**Exercise instructions**
Review the material and extract every line in which the word "document" occurs.

**Collected material**
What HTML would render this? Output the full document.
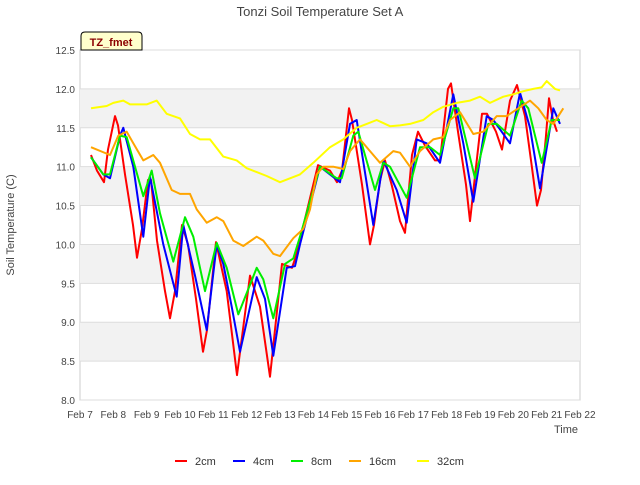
<!DOCTYPE html>
<html><head><meta charset="utf-8"><style>
body{margin:0;background:#fff;font-family:"Liberation Sans",sans-serif}
svg text{font-family:"Liberation Sans",sans-serif}
</style></head><body>
<svg id="c" width="640" height="480" viewBox="0 0 640 480">
<rect width="640" height="480" fill="#fff"/>
<text x="320" y="16" text-anchor="middle" font-size="13" fill="#444">Tonzi Soil Temperature Set A</text>
<g id="grid"></g><g id="axes"></g><g id="series"></g>
<text x="14" y="225" transform="rotate(-90 14 225)" text-anchor="middle" font-size="11" fill="#444">Soil Temperature (C)</text>
<text x="578" y="433" text-anchor="end" font-size="11" fill="#444">Time</text>
<g>
<path d="M81 50 L81 36 Q81 32 85 32 L138 32 Q142 32 142 36 L142 50 Z" fill="#ffffcc" stroke="#000"/>
<text x="111" y="46" text-anchor="middle" font-size="11" font-weight="bold" fill="#8b0000">TZ_fmet</text>
</g>
<g id="legend"></g>
</svg>
<script>
const yTicks=[8.0,8.5,9.0,9.5,10.0,10.5,11.0,11.5,12.0,12.5];
const xTickLabels=["Feb 7","Feb 8","Feb 9","Feb 10","Feb 11","Feb 12","Feb 13","Feb 14","Feb 15","Feb 16","Feb 17","Feb 18","Feb 19","Feb 20","Feb 21","Feb 22"];
const seriesNames=["2cm","4cm","8cm","16cm","32cm"];
const seriesColors=["#ff0000","#0000ff","#00ee00","#ffa500","#ffff00"];
const t2=[7.33,7.51,7.72,7.84,8.05,8.14,8.35,8.59,8.71,8.86,9.04,9.13,9.31,9.55,9.70,9.85,10.06,10.24,10.48,10.69,10.81,11.08,11.4,11.71,12.1,12.4,12.7,13.06,13.36,13.48,14.14,14.5,14.71,14.86,15.07,15.16,15.46,15.7,15.82,16.0,16.15,16.36,16.6,16.75,16.96,17.14,17.35,17.65,17.8,18.04,18.13,18.34,18.58,18.7,18.85,19.06,19.21,19.48,19.66,19.9,20.11,20.35,20.53,20.71,20.83,20.98,21.07,21.19,21.31];
const v2=[11.15,10.95,10.8,11.22,11.65,11.53,10.9,10.25,9.83,10.2,10.83,10.83,10.05,9.4,9.05,9.4,10.25,10.0,9.3,8.62,8.9,10.03,9.4,8.32,9.6,9.2,8.3,9.75,9.7,9.85,11.02,10.95,10.8,10.95,11.75,11.6,10.77,10.0,10.25,10.82,11.08,10.75,10.3,10.15,11.15,11.45,11.27,11.08,11.08,12.0,12.07,11.45,10.77,10.3,10.88,11.68,11.68,11.45,11.22,11.85,12.05,11.65,11.08,10.5,10.7,11.4,11.88,11.6,11.45];
const t4=[7.33,7.7,7.9,8.2,8.3,8.6,8.9,9.1,9.5,9.9,10.1,10.45,10.8,11.1,11.3,11.55,11.8,12.3,12.55,12.8,13.2,13.45,13.6,14.2,14.8,15.1,15.3,15.8,16.1,16.5,16.8,17.1,17.4,17.8,18.2,18.5,18.8,19.2,19.4,19.9,20.2,20.5,20.8,21.2,21.4];
const v4=[11.12,10.9,10.85,11.4,11.5,11.0,10.1,10.87,10.0,9.33,10.25,9.6,8.9,10.0,9.75,9.2,8.62,9.58,9.3,8.57,9.7,9.72,10.0,11.0,10.8,11.55,11.6,10.25,11.08,10.7,10.28,11.35,11.3,11.05,11.93,11.3,10.55,11.65,11.6,11.3,11.95,11.5,10.72,11.75,11.55];
const t8=[7.33,7.7,7.9,8.2,8.4,8.9,9.15,9.4,9.8,10.15,10.4,10.75,11.1,11.4,11.75,12.3,12.5,12.8,13.15,13.4,13.6,14.2,14.7,14.85,15.2,15.35,15.85,16.1,16.3,16.8,17.2,17.5,17.8,18.2,18.35,18.85,19.25,19.5,19.9,20.25,20.45,20.85,21.15,21.4];
const v8=[11.12,10.9,10.9,11.4,11.38,10.62,10.95,10.4,9.78,10.35,10.1,9.4,10.02,9.7,9.1,9.7,9.55,9.05,9.75,9.82,10.1,11.0,10.85,10.85,11.4,11.45,10.7,11.05,11.0,10.6,11.25,11.25,11.15,11.75,11.75,10.85,11.55,11.55,11.4,11.85,11.75,11.05,11.6,11.6];
const t16=[7.33,7.9,8.15,8.4,8.6,8.9,9.2,9.4,9.75,10.0,10.3,10.5,10.8,11.1,11.3,11.6,11.9,12.3,12.5,12.8,13.0,13.4,13.7,13.9,14.1,14.3,14.6,14.9,15.1,15.4,15.7,16.0,16.4,16.6,16.9,17.2,17.6,17.9,18.1,18.4,18.8,19.1,19.5,19.8,20.15,20.5,20.75,21.0,21.2,21.5];
const v16=[11.25,11.15,11.4,11.45,11.3,11.08,11.15,11.05,10.7,10.65,10.65,10.45,10.28,10.35,10.3,10.05,9.98,10.1,10.05,9.88,9.85,10.08,10.2,10.45,10.9,11.0,11.0,10.97,11.2,11.35,11.2,11.05,11.2,11.18,11.0,11.2,11.35,11.38,11.6,11.7,11.42,11.45,11.65,11.65,11.75,11.85,11.75,11.6,11.55,11.75];
const t32=[7.33,7.8,8.0,8.3,8.5,9.0,9.3,9.6,10.0,10.3,10.6,10.9,11.3,11.7,12.0,12.3,12.6,13.0,13.3,13.6,14.0,14.5,14.9,15.3,15.6,15.9,16.3,16.6,16.9,17.3,17.6,17.9,18.3,18.7,19.0,19.3,19.7,20.0,20.3,20.6,20.85,21.0,21.25,21.4];
const v32=[11.75,11.78,11.82,11.85,11.8,11.8,11.85,11.68,11.62,11.42,11.35,11.35,11.13,11.08,10.98,10.93,10.88,10.8,10.85,10.9,11.05,11.25,11.35,11.5,11.55,11.6,11.52,11.53,11.55,11.6,11.7,11.77,11.82,11.85,11.9,11.82,11.9,11.93,11.97,12.0,12.02,12.1,12.0,11.98];
const times=[t2,t4,t8,t16,t32], vals=[v2,v4,v8,v16,v32];

const NS="http://www.w3.org/2000/svg";
const L=80,R=580,T=50,B=400,xMin=7,xMax=22,yMin=8,yMax=12.5;
const xS=d=>L+(d-xMin)/(xMax-xMin)*(R-L);
const yS=v=>B-(v-yMin)/(yMax-yMin)*(B-T);
function mk(tag,attrs,parent){const e=document.createElementNS(NS,tag);for(const k in attrs)e.setAttribute(k,attrs[k]);parent.appendChild(e);return e;}
const grid=document.getElementById('grid'),axes=document.getElementById('axes'),ser=document.getElementById('series'),leg=document.getElementById('legend');
const bg=mk('rect',{x:L,y:T,width:R-L,height:B-T,fill:'#fff',stroke:'#ccc'},grid);


for(let i=0;i<yTicks.length-1;i++){
  if(i%2===1){const b=mk('rect',{x:L,y:yS(yTicks[i+1]),width:R-L,height:yS(yTicks[i])-yS(yTicks[i+1]),fill:'#f2f2f2'},grid);
  
  }
}
yTicks.forEach(v=>{
  const ln=mk('line',{x1:L,x2:R,y1:yS(v),y2:yS(v),stroke:'#ddd'},grid);
  
  
  const tx=mk('text',{x:L-5,y:yS(v)+4,'text-anchor':'end','font-size':'10',fill:'#444'},axes);
  tx.textContent=v.toFixed(1);
  
  
});
xTickLabels.forEach((s,i)=>{
  const tx=mk('text',{x:xS(xMin+i),y:418,'text-anchor':'middle','font-size':'10',fill:'#444'},axes);
  tx.textContent=s;
  
  
});
times.forEach((ts,si)=>{
  const pts=ts.map((t,j)=>xS(t).toFixed(1)+','+yS(vals[si][j]).toFixed(1)).join(' ');
  const pl=mk('polyline',{points:pts,fill:'none',stroke:seriesColors[si],'stroke-width':'2','stroke-linejoin':'round'},ser);
  
  
});
const legX=[175,233,291,349,417];
seriesNames.forEach((n,i)=>{
  const g=mk('g',{},leg);
  
  
  mk('line',{x1:legX[i],x2:legX[i]+12,y1:461,y2:461,stroke:seriesColors[i],'stroke-width':'2'},g);
  const tx=mk('text',{x:legX[i]+20,y:465,'font-size':'11',fill:'#333'},g);
  tx.textContent=n;
});
</script>
</body></html>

**Answer below**
What HTML would render this? Output the full document.
function mk(tag,attrs,parent){const e=document.createElementNS(NS,tag);for(const k in attrs)e.setAttribute(k,attrs[k]);parent.appendChild(e);return e;}
const grid=document.getElementById('grid'),axes=document.getElementById('axes'),ser=document.getElementById('series'),leg=document.getElementById('legend');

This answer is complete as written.